I personally collect pocket square and ascots. I like how intentional, colorful, interchangeable, portable, and cheerful they can be. I really enjoy how they can make almost any outfit better.
I collect memories. Rather than hide them in boxes or the attic, they are displayed in acrylic canisters to bind together a series of objects that reflect the moment.
I share a collection of matches with my fiancé. We love the design of matchboxes: It’s visually punchy branding that doesn’t take itself seriously. Our matchboxes have nostalgic value, too: they’re souvenirs of shared meals or late nights spanning Venice Beach to Jaipur, India. Half the collection comes from my late grandfather, who pocketed them up and down the eastern seaboard between the 1940s and 1980s.
I collect old McDonald’s Happy Meal toys, and old Magic Wand reader books.
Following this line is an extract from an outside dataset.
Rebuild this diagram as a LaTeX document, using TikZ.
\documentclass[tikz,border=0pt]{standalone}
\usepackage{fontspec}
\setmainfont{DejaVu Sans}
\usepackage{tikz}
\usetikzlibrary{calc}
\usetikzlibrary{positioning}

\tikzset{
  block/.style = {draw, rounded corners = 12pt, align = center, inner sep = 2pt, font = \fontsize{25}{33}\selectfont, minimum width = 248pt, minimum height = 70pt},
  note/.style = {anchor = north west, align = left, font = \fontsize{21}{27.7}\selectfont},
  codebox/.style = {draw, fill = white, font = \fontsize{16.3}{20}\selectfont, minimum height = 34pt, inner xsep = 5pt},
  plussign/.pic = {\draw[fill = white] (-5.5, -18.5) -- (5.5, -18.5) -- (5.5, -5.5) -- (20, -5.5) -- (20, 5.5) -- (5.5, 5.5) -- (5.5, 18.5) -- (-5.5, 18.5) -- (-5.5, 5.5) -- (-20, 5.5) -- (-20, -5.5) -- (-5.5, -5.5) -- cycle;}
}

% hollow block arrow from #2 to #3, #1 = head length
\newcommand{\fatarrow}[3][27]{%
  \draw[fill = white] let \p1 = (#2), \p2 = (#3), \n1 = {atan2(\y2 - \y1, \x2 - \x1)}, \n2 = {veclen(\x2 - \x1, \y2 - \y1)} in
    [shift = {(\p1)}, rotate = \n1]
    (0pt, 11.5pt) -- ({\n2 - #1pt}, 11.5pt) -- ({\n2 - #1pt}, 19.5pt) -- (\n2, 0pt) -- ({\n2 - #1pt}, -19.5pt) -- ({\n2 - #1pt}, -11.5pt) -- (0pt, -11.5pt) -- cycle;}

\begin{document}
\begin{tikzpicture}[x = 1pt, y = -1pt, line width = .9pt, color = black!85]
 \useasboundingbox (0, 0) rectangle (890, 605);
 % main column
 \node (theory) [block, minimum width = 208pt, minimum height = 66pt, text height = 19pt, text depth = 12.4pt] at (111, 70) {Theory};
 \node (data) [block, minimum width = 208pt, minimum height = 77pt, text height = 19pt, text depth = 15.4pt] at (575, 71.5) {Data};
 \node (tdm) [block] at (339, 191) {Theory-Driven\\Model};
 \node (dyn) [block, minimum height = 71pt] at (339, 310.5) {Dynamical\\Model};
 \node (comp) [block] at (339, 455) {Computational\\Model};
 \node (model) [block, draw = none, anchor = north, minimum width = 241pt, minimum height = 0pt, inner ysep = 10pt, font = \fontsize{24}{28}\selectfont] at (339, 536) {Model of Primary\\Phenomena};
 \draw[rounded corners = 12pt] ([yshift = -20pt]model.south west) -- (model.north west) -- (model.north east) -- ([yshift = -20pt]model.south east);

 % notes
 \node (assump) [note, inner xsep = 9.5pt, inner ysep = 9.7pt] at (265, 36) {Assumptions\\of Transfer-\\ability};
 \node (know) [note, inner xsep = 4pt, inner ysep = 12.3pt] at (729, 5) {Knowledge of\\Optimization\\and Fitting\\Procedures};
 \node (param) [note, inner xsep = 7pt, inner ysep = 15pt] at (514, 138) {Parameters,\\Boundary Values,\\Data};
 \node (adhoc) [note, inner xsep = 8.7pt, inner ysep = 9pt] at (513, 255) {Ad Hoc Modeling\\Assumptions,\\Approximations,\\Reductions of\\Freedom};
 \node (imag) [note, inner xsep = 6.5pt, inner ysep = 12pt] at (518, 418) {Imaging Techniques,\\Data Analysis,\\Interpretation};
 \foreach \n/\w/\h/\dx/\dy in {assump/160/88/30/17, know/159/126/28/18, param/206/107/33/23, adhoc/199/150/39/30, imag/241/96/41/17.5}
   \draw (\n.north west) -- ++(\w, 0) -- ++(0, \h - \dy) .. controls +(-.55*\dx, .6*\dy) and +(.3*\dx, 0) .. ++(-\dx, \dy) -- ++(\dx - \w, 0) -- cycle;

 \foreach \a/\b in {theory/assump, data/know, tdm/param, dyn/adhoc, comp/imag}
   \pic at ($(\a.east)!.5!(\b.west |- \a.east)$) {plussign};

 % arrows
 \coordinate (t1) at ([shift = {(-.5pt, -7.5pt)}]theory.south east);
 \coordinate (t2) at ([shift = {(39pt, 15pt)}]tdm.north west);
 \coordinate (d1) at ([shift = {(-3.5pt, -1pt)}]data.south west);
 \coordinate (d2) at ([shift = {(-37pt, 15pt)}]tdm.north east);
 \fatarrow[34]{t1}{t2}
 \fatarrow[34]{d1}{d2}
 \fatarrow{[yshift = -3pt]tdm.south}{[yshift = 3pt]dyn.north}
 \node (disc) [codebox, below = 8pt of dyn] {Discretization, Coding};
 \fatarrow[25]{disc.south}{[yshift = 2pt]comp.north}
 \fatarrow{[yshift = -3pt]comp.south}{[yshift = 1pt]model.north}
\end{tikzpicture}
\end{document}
I like the Happy Meal toys because while they’re produced with a limited budget, some of them are very well-designed, and have great technique behind them. As for the Magic Wand reader, it’s an old textbook for children that uses barcodes to speak the text out loud. I’m just amazed by the technology.
I collect board games. I have a few hundred titles going back to the 1800s. I got into boardgames in high school through Matthew Baldwin’s Defective Yeti blog in the mid-2000s. We’re currently in the middle of a tabletop gaming renaissance, driven by the democratization of publishing (through services like Kickstarter) and the organizational power of the internet (through services like Twitter and Meetup). Even though the technologies involved (dice, cards, boards) are thousands of years old, it’s a time of great conceptual innovation. I am somewhat obsessed with tracing the creative evolution of the games I love today back to their predecessors, and seeing how simple ideas with crazy constraints (size, cost, analog components) can be used over and over again to reveal new angles and ideas.
The collection is a great professional resource. I often borrow cards and tokens from games to use in my own prototypes, and there’s at least one person’s lifetime worth of mechanics and rules to think about. But more importantly, I also try to make my game collection available as a social resource. A good chunk of my games are currently organized into a library at the co-working space we run in Chicago, and each game has a library card in the cover. Anyone can check a game out, have a game night with their friends, and then bring it back. My colleague Sandor Weisz and I have called out a few of our favorite games as “staff picks” and they get little cards describing what we like about them.
I collect corks, and write the meal/occasion details with dates on them, then save them as memory triggers to revisit in the future. Old ones, new ones: They all have something special usually associated with them, whether a good time with close friends or an amazing meal. It helps remind me of life’s little moments.
I’m afraid I don’t collect anything. I’m more of a minimalist.